▶ [TO BE DONE]:
Restate word for word the lines that begin the listing and end with the line holding "Chart.register(...registerables);".

▶ [DATA EXCERPT]:
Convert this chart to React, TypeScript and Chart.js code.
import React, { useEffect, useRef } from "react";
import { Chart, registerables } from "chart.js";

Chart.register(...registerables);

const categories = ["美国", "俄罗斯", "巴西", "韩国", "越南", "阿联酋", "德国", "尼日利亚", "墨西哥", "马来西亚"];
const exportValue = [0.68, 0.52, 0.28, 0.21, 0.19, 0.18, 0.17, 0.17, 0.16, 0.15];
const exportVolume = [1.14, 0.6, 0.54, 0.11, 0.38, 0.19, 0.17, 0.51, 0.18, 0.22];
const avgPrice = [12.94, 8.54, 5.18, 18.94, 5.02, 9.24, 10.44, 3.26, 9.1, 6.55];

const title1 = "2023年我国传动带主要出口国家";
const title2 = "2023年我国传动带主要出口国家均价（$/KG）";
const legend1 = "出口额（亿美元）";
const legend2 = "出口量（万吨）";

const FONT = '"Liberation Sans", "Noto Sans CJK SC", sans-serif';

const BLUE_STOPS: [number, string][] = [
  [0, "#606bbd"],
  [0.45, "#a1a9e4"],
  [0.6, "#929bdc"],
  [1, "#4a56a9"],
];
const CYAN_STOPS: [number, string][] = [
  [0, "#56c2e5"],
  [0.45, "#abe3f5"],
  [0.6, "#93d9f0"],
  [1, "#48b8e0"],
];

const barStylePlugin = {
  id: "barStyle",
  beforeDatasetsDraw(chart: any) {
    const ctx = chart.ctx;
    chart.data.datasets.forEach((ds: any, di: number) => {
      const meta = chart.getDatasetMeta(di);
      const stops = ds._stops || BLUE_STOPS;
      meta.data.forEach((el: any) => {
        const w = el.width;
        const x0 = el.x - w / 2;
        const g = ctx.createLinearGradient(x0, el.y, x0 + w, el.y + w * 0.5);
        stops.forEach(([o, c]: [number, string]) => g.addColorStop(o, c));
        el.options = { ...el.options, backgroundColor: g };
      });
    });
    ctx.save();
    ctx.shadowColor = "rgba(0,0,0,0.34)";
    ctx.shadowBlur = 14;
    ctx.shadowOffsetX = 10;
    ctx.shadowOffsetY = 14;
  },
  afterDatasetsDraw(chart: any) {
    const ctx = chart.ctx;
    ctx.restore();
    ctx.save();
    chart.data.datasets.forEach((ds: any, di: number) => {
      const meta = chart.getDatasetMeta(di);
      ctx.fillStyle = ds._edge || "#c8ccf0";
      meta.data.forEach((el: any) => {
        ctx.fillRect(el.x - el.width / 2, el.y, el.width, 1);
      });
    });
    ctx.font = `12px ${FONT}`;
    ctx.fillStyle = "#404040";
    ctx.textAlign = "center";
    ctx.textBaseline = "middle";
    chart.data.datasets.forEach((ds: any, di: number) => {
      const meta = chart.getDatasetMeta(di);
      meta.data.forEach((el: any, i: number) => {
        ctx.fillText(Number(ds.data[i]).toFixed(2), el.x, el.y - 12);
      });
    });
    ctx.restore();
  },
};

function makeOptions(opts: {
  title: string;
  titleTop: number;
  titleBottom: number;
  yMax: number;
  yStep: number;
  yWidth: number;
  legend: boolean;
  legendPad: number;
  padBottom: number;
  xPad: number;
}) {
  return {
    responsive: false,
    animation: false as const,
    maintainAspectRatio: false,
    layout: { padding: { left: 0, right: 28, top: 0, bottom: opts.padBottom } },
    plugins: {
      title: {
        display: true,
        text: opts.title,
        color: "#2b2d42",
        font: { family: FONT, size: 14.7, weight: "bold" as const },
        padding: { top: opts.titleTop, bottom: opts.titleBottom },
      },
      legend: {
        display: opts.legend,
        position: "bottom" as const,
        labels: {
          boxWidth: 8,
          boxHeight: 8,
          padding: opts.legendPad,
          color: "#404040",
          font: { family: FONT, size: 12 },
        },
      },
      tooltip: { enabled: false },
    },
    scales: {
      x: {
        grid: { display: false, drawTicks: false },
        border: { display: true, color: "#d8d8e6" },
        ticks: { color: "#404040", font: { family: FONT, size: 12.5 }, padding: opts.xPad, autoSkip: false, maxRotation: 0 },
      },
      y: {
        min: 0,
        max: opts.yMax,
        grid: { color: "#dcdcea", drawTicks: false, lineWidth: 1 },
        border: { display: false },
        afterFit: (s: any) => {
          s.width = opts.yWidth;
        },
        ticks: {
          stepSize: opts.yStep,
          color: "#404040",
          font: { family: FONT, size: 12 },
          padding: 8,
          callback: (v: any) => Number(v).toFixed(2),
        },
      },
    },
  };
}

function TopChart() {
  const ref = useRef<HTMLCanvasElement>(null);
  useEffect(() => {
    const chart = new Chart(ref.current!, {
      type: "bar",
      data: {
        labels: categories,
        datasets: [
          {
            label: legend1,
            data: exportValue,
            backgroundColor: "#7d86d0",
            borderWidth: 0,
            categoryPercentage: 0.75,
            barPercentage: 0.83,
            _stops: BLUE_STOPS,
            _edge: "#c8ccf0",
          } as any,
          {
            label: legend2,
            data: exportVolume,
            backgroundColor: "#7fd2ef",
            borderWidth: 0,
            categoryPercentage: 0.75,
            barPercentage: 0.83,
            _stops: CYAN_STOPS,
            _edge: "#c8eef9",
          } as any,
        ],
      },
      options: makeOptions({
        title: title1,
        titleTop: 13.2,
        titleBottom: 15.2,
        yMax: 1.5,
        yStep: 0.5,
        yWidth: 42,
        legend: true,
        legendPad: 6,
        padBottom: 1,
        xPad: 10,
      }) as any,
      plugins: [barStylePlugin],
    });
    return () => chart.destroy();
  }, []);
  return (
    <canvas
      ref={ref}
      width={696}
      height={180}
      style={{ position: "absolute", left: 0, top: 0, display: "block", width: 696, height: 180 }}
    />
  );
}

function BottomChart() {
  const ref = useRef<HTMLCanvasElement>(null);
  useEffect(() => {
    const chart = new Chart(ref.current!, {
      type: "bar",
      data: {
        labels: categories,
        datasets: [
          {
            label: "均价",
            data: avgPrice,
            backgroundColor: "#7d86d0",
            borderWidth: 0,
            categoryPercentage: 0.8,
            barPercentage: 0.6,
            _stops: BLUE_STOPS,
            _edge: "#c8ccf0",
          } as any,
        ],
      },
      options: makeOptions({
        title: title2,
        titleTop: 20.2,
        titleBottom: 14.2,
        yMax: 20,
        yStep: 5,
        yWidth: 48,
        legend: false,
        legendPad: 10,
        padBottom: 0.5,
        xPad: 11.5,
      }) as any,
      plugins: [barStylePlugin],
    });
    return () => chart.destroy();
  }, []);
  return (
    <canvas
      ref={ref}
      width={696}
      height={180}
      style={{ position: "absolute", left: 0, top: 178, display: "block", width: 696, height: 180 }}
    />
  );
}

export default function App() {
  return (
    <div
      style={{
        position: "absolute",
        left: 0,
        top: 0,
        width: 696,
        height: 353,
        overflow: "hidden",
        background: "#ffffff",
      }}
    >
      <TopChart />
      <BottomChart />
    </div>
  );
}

▶ [THE COMPLETED TASK]:
Convert this chart to React, TypeScript and Chart.js code.
import React, { useEffect, useRef } from "react";
import { Chart, registerables } from "chart.js";

Chart.register(...registerables);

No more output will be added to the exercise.